Disabled people were promised a bold, transformative new national strategy – but what we got was far from it. In the Prime Minister’s own words, the national strategy for disabled people was supposed to be “the most ambitious endeavour on disability in a generation”. After reading the long-delayed document, many disabled people are clear on one thing: this government has run out of ideas. They have repackaged projects already under review and recycled money already committed. After making ambitious promises, they have failed miserably in producing the goods to back up their spin.
The government produced 120 pages of promises, reviews and consultations as part of their attempt to hide their inaction. Disabled people, disabled people’s organisations, charities and unions simply aren’t buying it. Identifying the problems is a good start, but disabled people deserve much better. The time for talking is over. They need to get on with fixing the problems that hold disabled people back.
The Department for Work and Pensions Secretary and the minister for disabled people have the nerve to promote a strategy that truly fails to acknowledge the profound impact of Covid-19. The fact six out of ten deaths in the UK were linked to disabled people and people with long-term health conditions should feature prominently – it doesn’t. Instead, they brag about how many disabled people the survey had engaged. Yet we know the number of disabled people who responded to the survey for the supposedly national strategy is less than 0.1% of the UK’s disabled population.
Before the strategy even launched, I was contacted by countless disabled people and disabled people’s organisations fed up with the government’s approach. Like the Sewell report, they wanted their names removed from the strategy as they had not been consulted properly and wanted no association with it. The consultation has been so bad that disabled people have been forced to take the government to judicial review: they argue it was so poor, it may have been unlawful.
Even Tory peer Lord Shinkwin called the strategy “a damp squib”. Before its release, he made clear the DWP’s engagement with disabled people had been “offensive and disrespectful”, amounting to a “a PR exercise, and not a genuine listening exercise”. The national strategy for disabled people exposes the gaps between what this government promises and what its policies deliver. It might talk about removing voting barriers for disabled people. In reality, the Conservatives are forcing through their voter ID bill, which research has shown will make it much harder for disabled people to vote.

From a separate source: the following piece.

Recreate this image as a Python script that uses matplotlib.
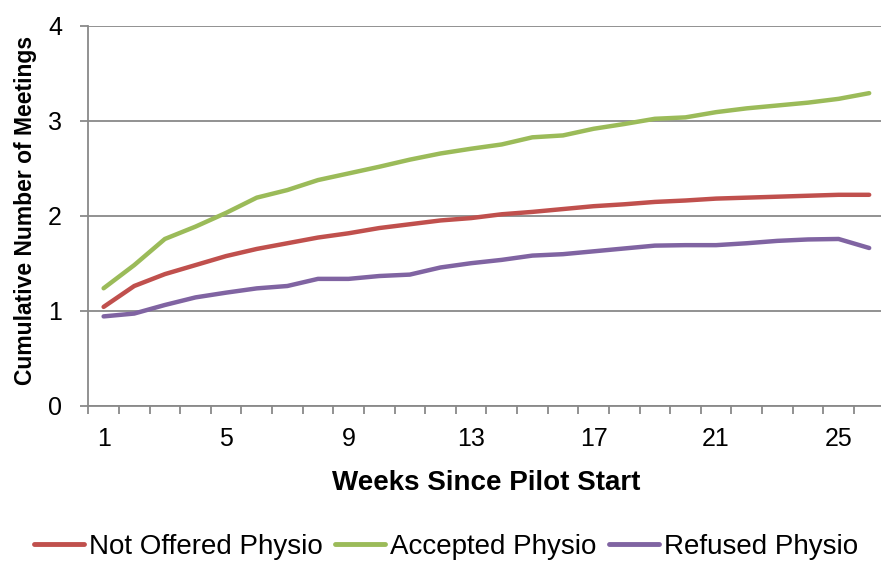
import matplotlib
matplotlib.use("Agg")
import matplotlib.pyplot as plt
from matplotlib.ticker import FixedLocator

plt.rcParams['font.family'] = ['Liberation Sans', 'DejaVu Sans']

weeks = list(range(1, 27))
not_offered = [1.04, 1.26, 1.385, 1.48, 1.575, 1.65, 1.71, 1.77, 1.815, 1.87, 1.91, 1.95, 1.975,
               2.015, 2.04, 2.07, 2.10, 2.12, 2.145, 2.16, 2.18, 2.19, 2.20, 2.21, 2.22, 2.22]
accepted = [1.236, 1.48, 1.755, 1.885, 2.03, 2.19, 2.27, 2.375, 2.445, 2.515, 2.59, 2.655, 2.705,
            2.75, 2.825, 2.845, 2.915, 2.965, 3.02, 3.035, 3.09, 3.13, 3.16, 3.19, 3.23, 3.29]
refused = [0.94, 0.97, 1.06, 1.14, 1.19, 1.235, 1.26, 1.335, 1.335, 1.365, 1.38, 1.455, 1.50,
           1.535, 1.58, 1.595, 1.625, 1.655, 1.685, 1.69, 1.69, 1.71, 1.735, 1.75, 1.755, 1.66]
series_names = ["Not Offered Physio", "Accepted Physio", "Refused Physio"]
colors = ["#C0504D", "#9BBB59", "#8064A2"]
x_tick_labels = [1, 5, 9, 13, 17, 21, 25]
y_ticks = [0, 1, 2, 3, 4]

W, H = 881, 563
fig = plt.figure(figsize=(W / 100, H / 100), dpi=100)
ax = fig.add_axes([88.3 / W, 1 - 405.7 / H, (884.5 - 88.3) / W, (405.7 - 25.7) / H])

grid_c = "#898989"
for vals, name, c in zip([not_offered, accepted, refused], series_names, colors):
    ax.plot(weeks, vals, color=c, lw=3.2, label=name, solid_capstyle='round', zorder=3)

ax.set_xlim(0.5, 26.5)
ax.set_ylim(0, 4)
ax.set_yticks(y_ticks)
ax.yaxis.grid(True, color=grid_c, lw=1.3)
ax.set_axisbelow(True)
for s in ['top', 'right']:
    ax.spines[s].set_visible(False)
for s in ['left', 'bottom']:
    ax.spines[s].set_color(grid_c)
    ax.spines[s].set_linewidth(1.3)

ax.xaxis.set_major_locator(FixedLocator(x_tick_labels))
ax.set_xticklabels([str(v) for v in x_tick_labels])
ax.xaxis.set_minor_locator(FixedLocator([w - 0.5 for w in weeks] + [26.5]))
ax.tick_params(axis='x', which='major', length=0, pad=15, labelsize=18)
ax.tick_params(axis='x', which='minor', length=5.5, width=1.3, color=grid_c, direction='out')
ax.tick_params(axis='y', which='major', length=6, width=1.3, color=grid_c, pad=13, labelsize=18)

ax.set_xlabel("Weeks Since Pilot Start", fontsize=20, fontweight='bold')
ax.xaxis.set_label_coords(0.5, -0.168)
ax.set_ylabel("Cumulative Number of Meetings", fontsize=16.5, fontweight='bold')
ax.yaxis.set_label_coords(-0.065, 0.515)

leg = fig.legend(loc='center', bbox_to_anchor=(0.506, 1 - 547 / H), ncol=3, frameon=False,
                 fontsize=20, handlelength=1.8, handletextpad=0.18, columnspacing=0.45,
                 borderaxespad=0)
for h in leg.get_lines():
    h.set_linewidth(3.5)

fig.savefig("out.png", dpi=100)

In principle, it pledges to support more disabled people into public office – a policy we should all welcome. In practice, during the pandemic the government cut both the EnAble and Access to Elected Office funds to assist disabled people with their increased cost of running for public office. The strategy commits no funding for replacing these pots of money, just vague support for a new scheme in April 2022. But the government knows that across the UK hundreds of local elections are scheduled for May 2022. This unacceptable delay leaves disabled people who want to represent their communities potentially missing out on this opportunity if they cannot afford to foot the bill.
The strategy has a section devoted to access to justice for disabled people. But it fails to acknowledge, or even mention, the cuts to legal aid and the disproportionate impact these have had on disabled people. The most glaring omission in a strategy that promised to focus “on the issues that matter most to disabled people” is social care. On his first day in office, Boris Johnson pledged to tackle the crisis in social care but we have yet to see any progress. The fact is, working-age disabled people now account for 64% of stretched adult social care budgets compared with 58% in 2018/19. To produce a national strategy and ignore this issue is shameful.
A future Labour government will do things differently. We won’t waste opportunities to deliver the changes disabled people need. While this government commits to being “mindful” of the United Nations Convention on the Rights of Disabled People, a Labour government will embed this convention at the heart of our policy-making. Unlike this government, we are determined to co-produce policies with disabled people that will transform their lives.